Remodelling of cortex and medullary canal was also detected much earlier on sonograms (8-12 weeks) than on conventional radiographs (minimum 18 weeks). Active radiologic and sonographic supervision of the distraction site significantly reduced the number of complications. One patient developed grade 2, pin tract problems. Although this was not evident on conventional radiographs, sonograms readily showed a well-defined fluid collection in the subcutaneous tissues. One patient developed non-union at the distraction site. Conventional radiographs showed a non-specific lack of callus formation across the distraction site, but sonography revealed the presence of a fluid collection at the distraction site, responsible for the nonunion.
Failure to regularly follow-up for the radiographic and sonographic examination on the part of one patient led to premature consolidation at the distraction site. No patient developed malunion, refracture or osteomyelitis.
Overall, both studies were equally well-tolerated by all patients.
Current limb-lengthening techniques, which involve fracture of the limb and distraction of the fragments at a slow constant rate, have been successfully used to correct angular deformities resulting from congenital causes (eg. achondroplasia) or as a result of previous trauma. The success of these procedures depends on the successful production of new bone at the distraction site, which in turn depends upon the rate of distraction. If this rate is too slow in proportion to the amount of new bone formation, premature fusion at the distraction site will occur. If it is too fast, insufficient new bone formation will occur to allow healing of the distraction site. Because of the limitations of plain radiographs in detecting the small amount of new bone that forms at the distraction site in the early stages of healing, sonography has been advocated as the preferred modality for the same purpose.

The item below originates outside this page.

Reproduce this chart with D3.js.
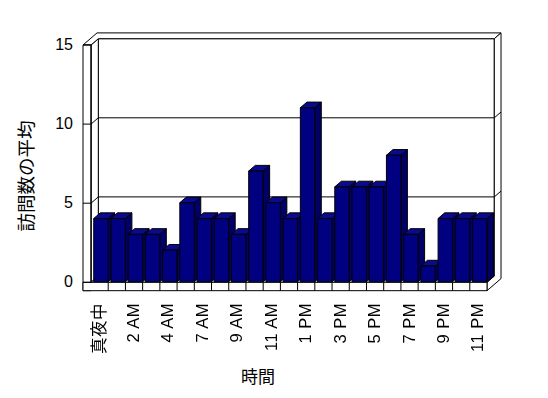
<!DOCTYPE html>
<html>
<head>
<meta charset="utf-8">
<script src="https://cdn.jsdelivr.net/npm/d3@7"></script>
<style>
    body { margin: 0; background: #fff; }
    text { font-family: "Liberation Sans", "Noto Sans CJK JP", sans-serif; }
</style>
</head>
<body>
<div id="chart"></div>
<script>
// Data
const hours = ["真夜中", "1 AM", "2 AM", "3 AM", "4 AM", "6 AM", "7 AM", "8 AM", "9 AM", "10 AM",
    "11 AM", "正午", "1 PM", "2 PM", "3 PM", "4 PM", "5 PM", "6 PM", "7 PM", "8 PM", "9 PM", "10 PM", "11 PM"];
const visits = [4, 4, 3, 3, 2, 5, 4, 4, 3, 7, 5, 4, 11, 4, 6, 6, 6, 8, 3, 1, 4, 4, 4];
const yTicks = [0, 5, 10, 15];
const yTitle = "訪問数の平均";
const xTitle = "時間";

const width = 548;
const height = 398;

const svg = d3.create("svg")
    .attr("width", width)
    .attr("height", height);

// grey filter, keeps the rotated labels from colour fringing
svg.append("defs").append("filter")
    .attr("id", "grey")
    .append("feColorMatrix")
    .attr("type", "saturate")
    .attr("values", 0);

// Scales (front plane)
const x = d3.scaleBand().domain(hours).range([91, 487]);
const y = d3.scaleLinear([0, 15], [282.3, 45]);

// Depth projection: z = 0 front, z = 1 back wall face
const dx = 7.3, dy = -6.3;
const wallT = 0.92;   // thickness of back wall (in depth units)
const floorT = -0.53; // floor slab bottom (in value units)
const leftOuter = 83;
const xl = x.range()[0], xr = x.range()[1];

function p(px, v, z) {
    return [px + z * dx, y(v) + z * dy];
}
function poly(pts, fill) {
    svg.append("polygon")
        .attr("points", pts.map(d => d.join(",")).join(" "))
        .attr("fill", fill)
        .attr("stroke", "#000")
        .attr("stroke-width", 1)
        .attr("stroke-linejoin", "round");
}
function line(a, b) {
    svg.append("line")
        .attr("x1", a[0]).attr("y1", a[1])
        .attr("x2", b[0]).attr("y2", b[1])
        .attr("stroke", "#000")
        .attr("stroke-width", 1);
}

// Back wall face
poly([p(xl, 0, 1), p(xl, 15, 1), p(xr, 15, 1), p(xr, 0, 1)], "#fff");
// Left wall inner face
poly([p(xl, 0, 0), p(xl, 15, 0), p(xl, 15, 1), p(xl, 0, 1)], "#fff");
// Top of left wall + back wall
poly([p(leftOuter, 15, 0), p(xl, 15, 0), p(xl, 15, 1), p(xr, 15, 1),
    p(xr, 15, 1 + wallT), p(leftOuter, 15, 1 + wallT)], "#fff");
// Right end of back wall and floor
poly([p(xr, 15, 1), p(xr, 15, 1 + wallT), p(xr, floorT, 1 + wallT),
    p(xr, floorT, 0), p(xr, 0, 0), p(xr, 0, 1)], "#fff");
// Floor top
poly([p(xl, 0, 0), p(xr, 0, 0), p(xr, 0, 1), p(xl, 0, 1)], "#fff");

// Gridlines
yTicks.filter(t => t > 0 && t < 15).forEach(t => {
    line(p(xl, t, 1), p(xr, t, 1));
    line(p(xl, t, 0), p(xl, t, 1));
    line(p(xr, t, 1), p(xr, t, 1 + wallT));
});

// Left wall front face and floor front face
poly([p(leftOuter, 15, 0), p(xl, 15, 0), p(xl, floorT, 0), p(leftOuter, floorT, 0)], "#fff");
poly([p(leftOuter, 0, 0), p(xr, 0, 0), p(xr, floorT, 0), p(leftOuter, floorT, 0)], "#fff");
line(p(xl, 0, 0), p(xl, 15, 0));
yTicks.forEach(t => line(p(leftOuter, t, 0), p(xl, t, 0)));
hours.slice(1).forEach(h => line(p(x(h), 0, 0), p(x(h), floorT, 0)));

// Bars
const bw = x.bandwidth();
const z0 = 0.08, z1 = 0.98;
hours.forEach((h, i) => {
    const v = visits[i];
    const b1 = x(h) + bw * 0.125;
    const b2 = b1 + bw * 0.835;
    poly([p(b2, 0, z0), p(b2, v, z0), p(b2, v, z1), p(b2, 0, z1)], "#000066");
    poly([p(b1, v, z0), p(b2, v, z0), p(b2, v, z1), p(b1, v, z1)], "#0a0a8c");
    poly([p(b1, 0, z0), p(b1, v, z0), p(b2, v, z0), p(b2, 0, z0)], "#000080");
});

// Y tick labels
svg.append("g")
    .selectAll("text")
    .data(yTicks)
    .join("text")
    .attr("x", 73)
    .attr("y", d => y(d) - 1)
    .attr("dy", "0.35em")
    .attr("text-anchor", "end")
    .attr("font-size", "16px")
    .attr("fill", "#000")
    .text(d => d);

// X tick labels (every other category)
svg.append("g")
    .attr("filter", "url(#grey)")
    .selectAll("text")
    .data(hours.filter((h, i) => i % 2 === 0))
    .join("text")
    .attr("transform", d => `translate(${Math.round(x(d) + bw / 2 - 1)},303) rotate(-90)`)
    .attr("dy", "0.35em")
    .attr("text-anchor", "end")
    .attr("font-size", "16.5px")
    .attr("letter-spacing", "0.5px")
    .attr("fill", "#000")
    .text(d => d);

// Axis titles
svg.append("text")
    .attr("transform", "translate(27,176) rotate(-90)")
    .attr("dy", "0.35em")
    .attr("text-anchor", "middle")
    .attr("font-size", "18.5px")
    .attr("fill", "#000")
    .text(yTitle);

svg.append("text")
    .attr("x", 258)
    .attr("y", 377)
    .attr("dy", "0.35em")
    .attr("text-anchor", "middle")
    .attr("font-size", "17px")
    .attr("fill", "#000")
    .text(xTitle);

document.getElementById("chart").appendChild(svg.node());
</script>
</body>
</html>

At the same time, conventional radiographs are necessary to allow assessment of alignment of bone fragments. They are also preferred to detect the complications of maialignment or angulation, malunion, refracture, joint deformity and pin osteolysis. Also since the duration of distraction depends upon the distance between the 2 distracted bone segments, this factor is better assessed by conventional radiographs.

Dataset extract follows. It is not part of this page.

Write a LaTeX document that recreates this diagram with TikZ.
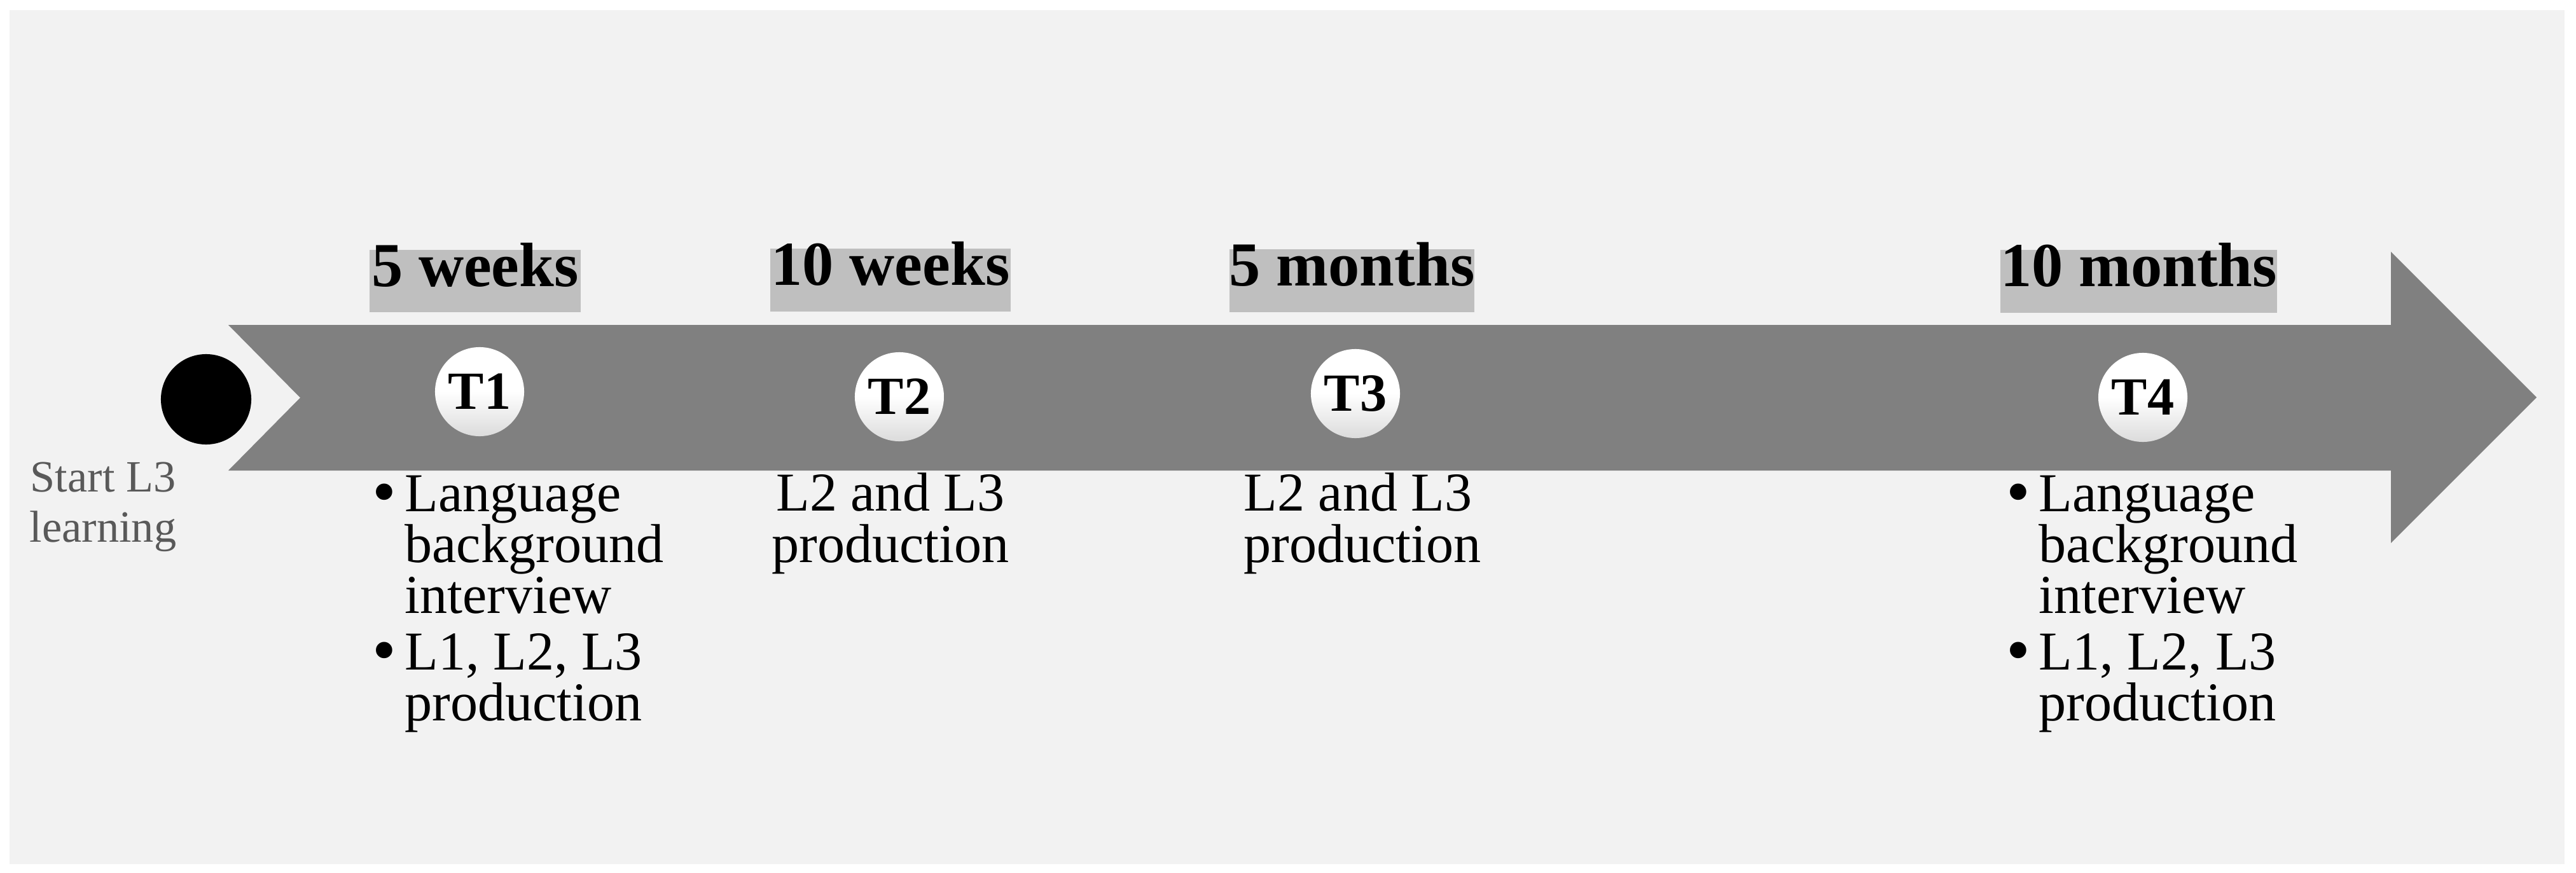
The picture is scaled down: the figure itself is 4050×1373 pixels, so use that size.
\documentclass[tikz,border=0pt]{standalone}
\usepackage{fontspec}
\setmainfont{Liberation Serif}
\definecolor{bgc}{HTML}{F2F2F2}
\definecolor{arrowc}{HTML}{808080}
\definecolor{boxc}{HTML}{BFBFBF}
\definecolor{startc}{HTML}{595959}
\newcommand{\bitem}{\makebox[12.5pt][l]{\hspace*{-2pt}\raisebox{-1.5pt}{\scalebox{1.25}{\textbullet}}}}
\newcommand{\bind}{\hspace*{12.5pt}}
\begin{document}
\begin{tikzpicture}[x=0.01cm,y=-0.01cm,
  tcirc/.style={circle, minimum size=1.4cm, inner sep=0pt, top color=white, bottom color=black!14, middle color=white, font=\fontsize{24}{26}\selectfont\bfseries},
  tlabel/.style={fill=boxc, inner sep=0pt, minimum height=0.98cm, text height=0.68em, text depth=0.2em, font=\fontsize{28}{30}\selectfont\bfseries},
  bodytxt/.style={font=\fontsize{24.5}{22.8}\selectfont, inner sep=0pt, anchor=base west},
  bodyctr/.style={font=\fontsize{24.5}{23.3}\selectfont, inner sep=0pt},
]
\useasboundingbox (0,0) rectangle (4050,1373);
\fill[white] (0,0) rectangle (4050,1373);
\fill[bgc] (15,16) rectangle (4032,1359);
% arrow
\fill[arrowc] (359,511) -- (3759,511) -- (3759,396) -- (3988,625) -- (3759,854) -- (3759,740) -- (359,740) -- (472,625.5) -- cycle;
% start
\node[circle, fill=black, minimum size=1.42cm, inner sep=0pt] (start) at (324,628) {};
\node[font=\fontsize{20}{22.5}\selectfont, text=startc, anchor=base, inner sep=0pt] (startlbl) at (162,773) {\parbox[t]{3cm}{\centering\lineskiplimit=-20pt Start L3\\learning}};
% time labels
\node[tlabel, minimum width=3.32cm] (w5) at (747,442) {5 weeks};
\node[tlabel, minimum width=3.78cm] (w10) at (1400,440.5) {10 weeks};
\node[tlabel, minimum width=3.83cm] (m5) at (2125.5,441.5) {5 months};
\node[tlabel, minimum width=4.29cm] (m10) at (3362.5,442.5) {10 months};
% T circles
\node[tcirc] (t1) at (754,616) {T1};
\node[tcirc] (t2) at (1414,624) {T2};
\node[tcirc] (t3) at (2131,619) {T3};
\node[tcirc] (t4) at (3369,625) {T4};
% bodies
\node[bodytxt] (b1) at (592,804) {\parbox[t]{8cm}{\raggedright\lineskiplimit=-20pt \bitem Language\\\bind background\\\bind interview\\[2.6pt]\bitem L1, L2, L3\\\bind production}};
\node[bodyctr, anchor=base] (b2) at (1400,803) {\parbox[t]{8cm}{\centering\lineskiplimit=-20pt L2 and L3\\production}};
\node[bodyctr, anchor=base west] (b3) at (1955,803) {\parbox[t]{8cm}{\raggedright\lineskiplimit=-20pt L2 and L3\\production}};
\node[bodytxt] (b4) at (3161,804) {\parbox[t]{8cm}{\raggedright\lineskiplimit=-20pt \bitem Language\\\bind background\\\bind interview\\[2.6pt]\bitem L1, L2, L3\\\bind production}};
\end{tikzpicture}
\end{document}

We have successfully utilised a combination of conventional radiology and sonography to evaluate the changes occurring at and around the distraction site. Our study emphasizes the superiority of sonography over conventional radiology in (i) detecting early new bone formation (which markedly influences the rate of distraction), (ii) rapidly establishing cortical and medullary canal remodelling (which leads to early weight bearing), (iii) detecting soft tissue complications at the distraction site (which can then be promptly corrected without further complications), (iv) determining complications such as fluid collections at the distraction site in patients with delayed consolidation.
Ultrasound has been used for the early detection of osteomyelitis, An anecholic fluid collection adjacent to the bone dissecting in a subperiosteal or extra periosteal location may suggest osteomyelitis. However, any fluid (eg. inflammatory or haemmorhagic) next to bone would have a similar appearance at sonography and therefore the diagnosis may not be specific.
Conventional radiographs were found to be more accurate in determining the distance between the two distracted bone segments and thus the degree of distraction.
Hence we feel that a combination of radiographic and sonographic evaluation ensures successful limb-lengthening and minimises complications.